Emily goes on, “Well, Annie said that Amal scarfed a whole cookie down, by herself. Then, she said to Annie, ‘Aren’t you getting one?’ and Annie goes, ‘What, with these thighs?’ And Amal just goes, ‘Well, they’re really good.’ ”

Emily sniffs. “Amal never even said one thing in defense of Annie’s thighs, or one thing bad about her own. Like she obviously really thinks she’s like a supermodel.”

They lean in even closer to each other. More venom spews from their lips. They go on to describe more and more ugly and repulsive aspects of Amal, all of which they have found out through Amal’s supposed new best friend, Annie.

Down below, in the water, Amal shrieks with laughter as she and Annie run away from the boys together, not realizing how false her position in this whole group is, and that if she wasn’t just so formidably beautiful, she would be cast adrift into the deep end, just like I am, with no one to save her from drowning.

CHAPTER THIRTEEN

 

 

 

 

The phone is slippery in my hand from sweat. My dad’s voice is thin and jerky like a small woodland animal constantly on the run. I ask him again if I can come home NOW because I have to get ready to start high school in Boston. Where I belong. He doesn’t answer. I can feel him scurrying for cover under an old log or pile of leaves. When he finally speaks, his voice is raspy, as if it’s hard coming back from being an animal and having to turn back into a dad. “Not quite yet,” he says. “But it won’t be real long. Your mother and I are finally talking. Maybe about getting her into a rehab.”

Talking? Rehab?
What the hell does all that mean? I clear my throat and give in to the anger. “So, why can’t you guys talk while I’m home?” I demand.

“It’s not that simple,” he says, running back through the woods. “The rehab is a live-in program. Minimum thirty days, but they like you to stay ninety.”

Poison wells in my throat like I’m a human blowgun. Is he kidding? He’s going to leave me stranded in the inner circle of hell for a minimum of thirty days? I open my mouth to release the darts defining his endless inadequacies when I suddenly stop. My mother’s face shrieks into the airspace in front of me. Her face is contorted with contempt. Rage bulges under her cheekbones.

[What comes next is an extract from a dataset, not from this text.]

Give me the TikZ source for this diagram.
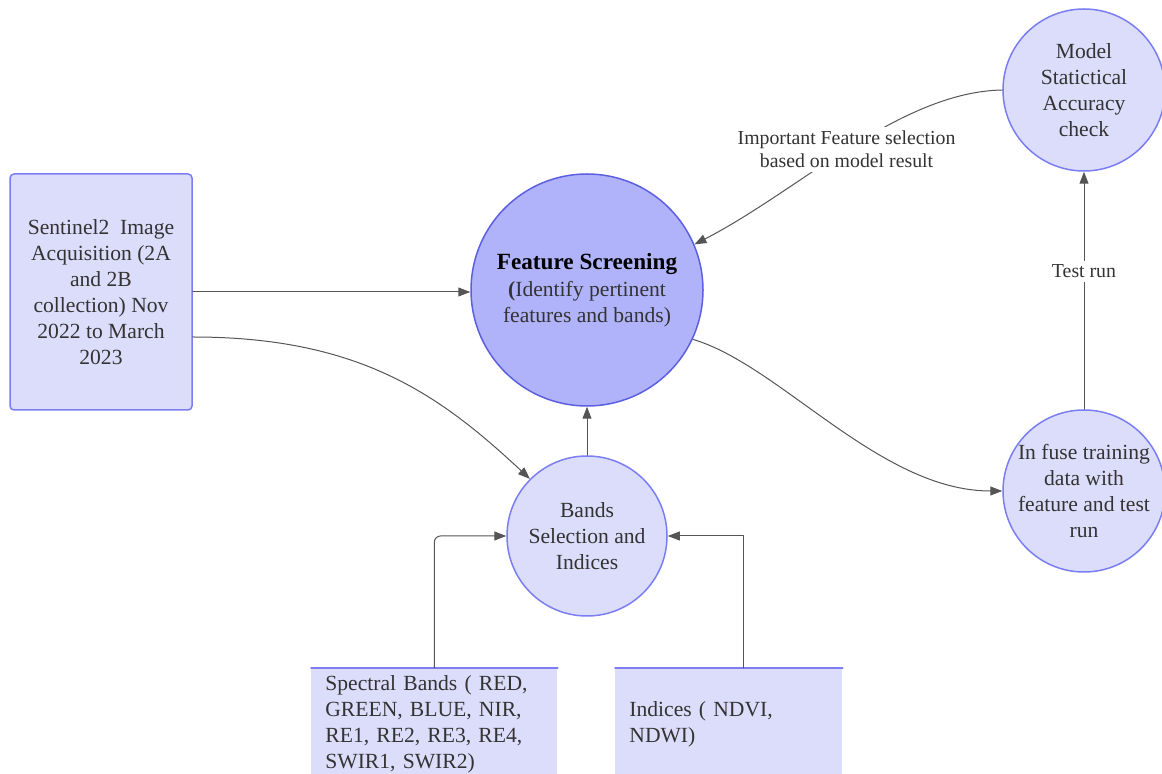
\documentclass[tikz,border=0pt]{standalone}
\usepackage{fontspec}
\setmainfont{Liberation Serif}
\usetikzlibrary{arrows.meta,calc}
\definecolor{lav}{HTML}{DCDDFB}
\definecolor{lavedge}{HTML}{7A7EF2}
\definecolor{core}{HTML}{B0B3FA}
\definecolor{coreedge}{HTML}{5B5FE0}
\definecolor{ink}{HTML}{333333}
\definecolor{wire}{HTML}{555555}
\newcommand{\mainfs}{\fontsize{10.8pt}{13pt}\selectfont}
\newcommand{\notefs}{\fontsize{9.9pt}{11.5pt}\selectfont}
\tikzset{
  >={Triangle[length=6pt,width=4.5pt]},
  srcbox/.style={draw=lavedge,fill=lav,rounded corners=2pt,line width=0.75pt,
                 minimum width=91pt,minimum height=118pt,align=center,
                 text=ink,font=\mainfs},
  stepcirc/.style={circle,draw=lavedge,fill=lav,line width=0.75pt,
                   minimum size=81pt,inner sep=0pt,align=center,
                   text=ink,font=\mainfs},
  corecirc/.style={circle,draw=coreedge,fill=core,line width=0.75pt,
                   minimum size=116pt,inner sep=0pt,align=center,
                   text=ink,font=\mainfs},
  inbox/.style={fill=lav,minimum height=56pt,inner xsep=7pt,inner ysep=1pt,
                align=left,text=ink,font=\mainfs,anchor=north west},
  arrow/.style={->,draw=wire,line width=0.5pt},
  notelbl/.style={fill=white,text=ink,font=\notefs,align=center,inner sep=2pt}
}

\begin{document}
\begin{tikzpicture}[x=0.5pt,y=-0.5pt,line cap=round,line join=round]
  \useasboundingbox (0,0) rectangle (1162,774);

  % Nodes
  \node[srcbox] (src) at (101,292)
    {Sentinel2\ \ Image\\Acquisition (2A\\and 2B\\collection) Nov\\2022 to March\\2023};
  \node[corecirc] (feat) at (587,290)
    {\textcolor{black}{\fontsize{11.6pt}{13pt}\selectfont\bfseries Feature Screening}\\[0.6pt]
     \textbf{(}Identify pertinent\\features and bands)};
  \node[stepcirc,minimum size=80pt] (bands) at (587,536)
    {Bands\\Selection and\\Indices};
  \node[stepcirc] (model) at (1084,90)
    {Model\\Statictical\\Accuracy\\check};
  \node[stepcirc] (fuse) at (1084,491)
    {In fuse training\\data with\\feature and test\\run};
  \node[inbox,minimum width=123pt,text width=109pt] (spec) at (311,668)
    {Spectral Bands ( RED,\\GREEN, BLUE, NIR,\\RE1, RE2, RE3, RE4,\\SWIR1, SWIR2)};
  \node[inbox,minimum width=113.5pt,text width=99.5pt] (idx) at (615,668)
    {Indices ( NDVI,\\NDWI)};
  \draw[lavedge,line width=0.75pt] (spec.north west) -- (spec.north east);
  \draw[lavedge,line width=0.75pt] (idx.north west) -- (idx.north east);

  % Connectors
  \coordinate (src2) at ($(src.east)+(0,45)$);
  \coordinate (idxtap) at ($(idx.north west)!0.562!(idx.north east)$);
  \draw[arrow] (src.east) -- (src.east -| feat.west);
  \draw[arrow] (src2) .. controls (360,337) and (440,395) .. (bands.135);
  \draw[arrow] (bands.north) -- (feat.south);
  \draw[arrow,rounded corners=3pt] (spec.north) |- (bands.west);
  \draw[arrow] (idxtap) |- (bands.east);
  \draw[arrow] (feat.-25) .. controls (780,365) and (880,491) .. (fuse.west);
  \draw[arrow] (fuse.north) -- (model.south)
    node[notelbl,pos=0.58] {Test run};
  \draw[arrow] (model.west) .. controls (900,92) and (800,190) .. (feat.23)
    node[notelbl,pos=0.51] {Important Feature selection\\based on model result};
\end{tikzpicture}
\end{document}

I stand up and look in the mirror. My mother’s furious black eyes snap back at me. My breath draws in sharply. I take in my bunched cheeks and bitter sneer. Vignettes roll of so many moments watching my dad limp along after being lashed by her barbed tongue. I’m frozen in horror of who I’ve become. First the drinking and now this.

Am I going to start hitting next?

All my rage dissipates. “Whatever,” I whisper.

My father tries a fake-robust laugh and says, “I’ve already squared it with Michael and Sarah. Annie’s school sounds amazing.”

“Right,” I spit dryly, unable to resist rearing her head for one last barb. “Amazing.”

I sit at the edge of my bed and stare out the window for what seems like hours. There’s a knock at my bedroom door before Aunt Sarah enters and hands me two uniforms that she says I’ll be wearing to Annie’s school. I didn’t know they wore uniforms in schools that weren’t Catholic. In the public school in my neighborhood, the kids all wear jeans and the girls wear short shirts that show off swatches of their stomachs even in winter. But then, Annie’s school isn’t public. It’s rich-kid private.

Aunt Sarah sits on my bed and explains how Annie’s school normally works. She says the kids have to fill out applications, take tests and have interviews. She tells me I won’t have to do any of that because I’m there under special circumstances and that she doesn’t want me worrying about tuition because she and Uncle Michael have it covered.